Yes, plenty of people I know (I'm a computer nerd, as are most of my friends) have had a similar problem with overheating CPU's though most of them are due to overclocking the computer.
What you may want to do is create a wind tunnel by creating a vortex by sucking air into the computer on one side, and spitting it back out the other, this will help by making sure heat doesn't stay in the computer for too long, and since heat rises you may want two fans mounted at the back, on the lowest mounting area on the frame, and another at the highest, if that doesn't work, try getting a larger heatsink, you could probably pick up a large heat sink online for cheap, I'd suggest an old 200Mhz heat sink, when the 200 first came out it had serious heat issues that were solved by a 1.5"x1.5"x4" heat sink, that's right, 4" long spikes, this gives plenty of heat dissapation.
Or if you could afford it, get a freon pump and run one of the pipes through the computers case.

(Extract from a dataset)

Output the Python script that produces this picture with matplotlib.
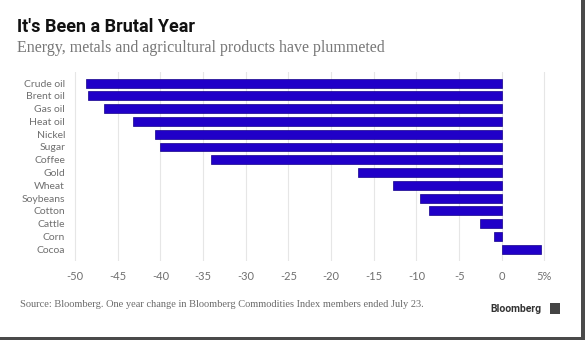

Also consider cooling the entire computer by adding a drive cooler too.
These were also created because of heat problems, when the first 10000 RPM drives were created they needed a seperate coolant, if you can pick it up cheap, see how it works, if it works by shooting air out of the computer, try reversing the fan and blowing cool air into the computer.
Or if you could afford it, you could get a freon based heat sink, similar to the one discribed above, and running a freon pump in between all the little spikes, so they stay supercool, and and the cpu never overheats.